In my example above, making an empty list truthy would cause this change:

(def map1 (f xs)
"Returns a list containing the result of function 'f' applied to every element of 'xs'."
- (if xs
+ (if (~empty? xs)
(cons (f car.xs)
(map1 f cdr.xs))))

We can argue how important this is, but disambiguation does definitely make Arc programs less terse.

- the assumption baked into this argument is that cdr of an empty list returns an empty list. Switching nil to #f and letting empty list be truthy avoids this problem.

- Good names are important. ~empty? isn't really a fair characterization. Lumen uses (some? xs). There is also another way: Update `no` to be (or (is x nil) (empty x)), and then use (~no xs).
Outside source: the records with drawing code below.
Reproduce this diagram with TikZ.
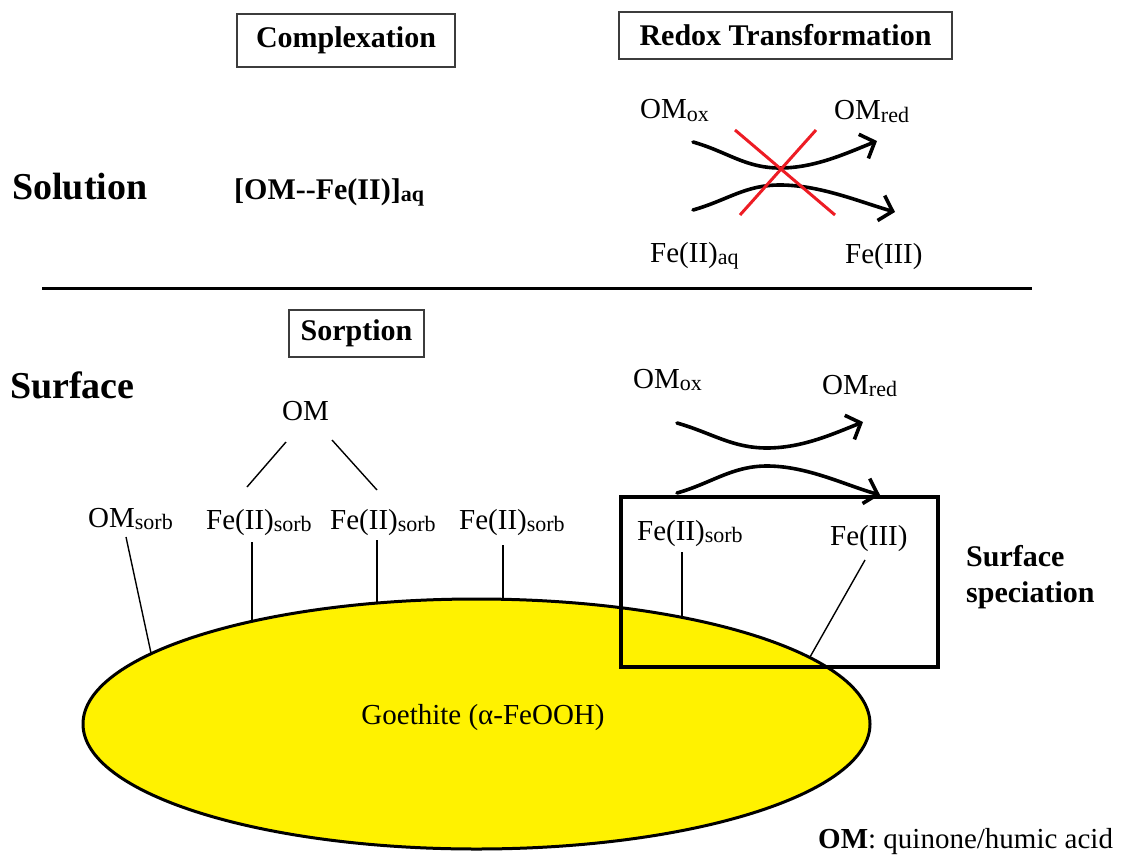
\documentclass[tikz,border=0pt]{standalone}
\usepackage{fontspec}
\setmainfont{Liberation Serif}
\usetikzlibrary{arrows.meta,shapes.geometric}
\definecolor{goeyellow}{RGB}{255,242,0}
\definecolor{xred}{RGB}{237,28,36}
\definecolor{boxgray}{RGB}{60,60,60}
\newcommand\mysub[1]{\raisebox{-2pt}{\fontsize{22}{22}\selectfont #1}}
\begin{document}
\begin{tikzpicture}[x=1pt,y=-1pt,
  lbl/.style={font=\rmfamily\fontsize{29}{34}\selectfont, inner sep=0pt, anchor=base west},
  big/.style={font=\rmfamily\fontsize{38}{44}\selectfont\bfseries, inner sep=0pt, anchor=base west},
  bold30/.style={font=\rmfamily\fontsize{30}{36}\selectfont\bfseries, inner sep=0pt, anchor=base west},
  hdr/.style={draw=boxgray, line width=1.5pt, font=\rmfamily\fontsize{30}{36}\selectfont\bfseries, inner sep=0pt},
  thinline/.style={line width=1.4pt},
  rxn/.style={line width=3.6pt, line cap=round, -{Straight Barb[length=12pt,width=26pt]}},
  cross/.style={xred, line width=3pt}]
\useasboundingbox (0,0) rectangle (1134,856);

% headers
\node[hdr, minimum width=218pt, minimum height=53pt] (complex) at (346,40.5) {Complexation};
\node[hdr, minimum width=333pt, minimum height=47pt] (redox) at (785.5,35.5) {Redox Transformation};
\node[hdr, minimum width=135pt, minimum height=47pt] (sorption) at (356.5,333.5) {Sorption};

\node[big] (solution) at (12,199) {Solution};
\node[big] (surface) at (10,398) {Surface};
\node[bold30] (omfeaq) at (234,199) {[OM-{}-Fe(II)]\mysub{aq}};

% divider
\coordinate (divL) at (42,288);
\coordinate (divR) at (1032,288);
\draw[line width=3pt] (divL) -- (divR);

% solution redox
\node[lbl] (omox1) at (640,119) {OM\mysub{ox}};
\node[lbl] (omred1) at (834,120) {OM\mysub{red}};
\node[lbl] (feaq) at (650,262) {Fe(II)\mysub{aq}};
\node[lbl] (fe3a) at (845,263) {Fe(III)};
\coordinate (s1) at (693,142); \coordinate (m1) at (780,168); \coordinate (e1) at (877,141);
\coordinate (s2) at (693,210); \coordinate (m2) at (780,185); \coordinate (e2) at (895,212);
\draw[rxn] (s1) .. controls +(35,10) and +(-35,0) .. (m1) .. controls +(35,0) and +(-30,12) .. (e1);
\draw[rxn] (s2) .. controls +(35,-10) and +(-35,0) .. (m2) .. controls +(40,0) and +(-35,-10) .. (e2);
\coordinate (x1a) at (735,130); \coordinate (x1b) at (835,215);
\coordinate (x2a) at (816,130); \coordinate (x2b) at (740,215);
\draw[cross] (x1a) -- (x1b);
\draw[cross] (x2a) -- (x2b);

% goethite
\node[ellipse, draw, fill=goeyellow, line width=3pt, inner sep=0pt,
      minimum width=787pt, minimum height=250pt] (goethite) at (476.5,724) {};
\node[font=\rmfamily\fontsize{29}{34}\selectfont, inner sep=0pt] (goetext) at (483,718) {Goethite (α-FeOOH)};

% surface labels
\node[lbl] (om) at (282,420) {OM};
\node[lbl] (omsorb) at (88,527) {OM\mysub{sorb}};
\node[lbl] (fe1) at (206,529) {Fe(II)\mysub{sorb}};
\node[lbl] (fe2) at (330,529) {Fe(II)\mysub{sorb}};
\node[lbl] (fe3) at (459,529) {Fe(II)\mysub{sorb}};

\coordinate (omA1) at (286,442); \coordinate (omA2) at (247,487);
\coordinate (omB1) at (332,440); \coordinate (omB2) at (377,490);
\draw[thinline] (omA1) -- (omA2);
\draw[thinline] (omB1) -- (omB2);
\coordinate (l0a) at (126,537); \coordinate (l0b) at (151,653);
\coordinate (l1a) at (252,542); \coordinate (l1b) at (252,621);
\coordinate (l2a) at (377,540); \coordinate (l2b) at (377,603);
\coordinate (l3a) at (503,545); \coordinate (l3b) at (503,599);
\draw[thinline] (l0a) -- (l0b);
\draw[thinline] (l1a) -- (l1b);
\draw[thinline] (l2a) -- (l2b);
\draw[thinline] (l3a) -- (l3b);

% surface redox
\node[lbl] (omox2) at (633,388) {OM\mysub{ox}};
\node[lbl] (omred2) at (822,394) {OM\mysub{red}};
\coordinate (s3) at (677,423); \coordinate (m3) at (767,448); \coordinate (e3) at (863,422);
\coordinate (s4) at (677,493); \coordinate (m4) at (767,466); \coordinate (e4) at (880,495);
\draw[rxn] (s3) .. controls +(35,10) and +(-35,0) .. (m3) .. controls +(35,0) and +(-30,12) .. (e3);
\draw[rxn] (s4) .. controls +(35,-10) and +(-35,0) .. (m4) .. controls +(40,0) and +(-35,-10) .. (e4);

% speciation box
\node[draw, line width=3.5pt, inner sep=0pt, minimum width=317pt, minimum height=170pt] (specbox) at (779.5,582) {};
\node[lbl] (fesorb) at (637,540) {Fe(II)\mysub{sorb}};
\node[lbl] (fe3b) at (830,545) {Fe(III)};
\coordinate (l4a) at (682,552); \coordinate (l4b) at (682,617);
\coordinate (l5a) at (865,560); \coordinate (l5b) at (810,657);
\draw[thinline] (l4a) -- (l4b);
\draw[thinline] (l5a) -- (l5b);

\node[bold30] (spec1) at (966,566) {Surface};
\node[bold30] (spec2) at (966,602) {speciation};

\node[lbl] (legend) at (818,848) {\textbf{OM}: quinone/humic acid};
\end{tikzpicture}
\end{document}
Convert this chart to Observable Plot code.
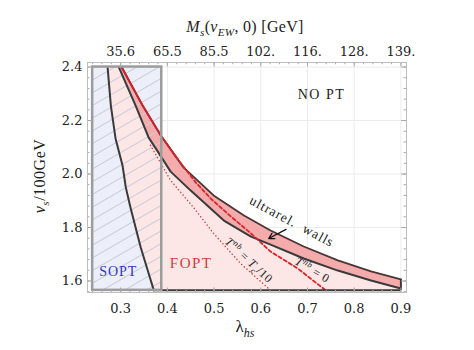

For what it's worth, my approach here is pattern-matching. In Lathe Comforts for Racket I implement a macro `expect` which expands to Racket's `match` like so:

If Arc came with a similar pattern-matching DSL and `expect`, we could write this:

(def map1 (f xs)
(expect xs (cons x xs) ()
(cons (f x) (map1 f xs))))

The line "expect xs (cons x xs) ()" conveys "If xs isn't a cons cell, finish with an empty list. Otherwise, proceed with x and xs bound to its car and cdr."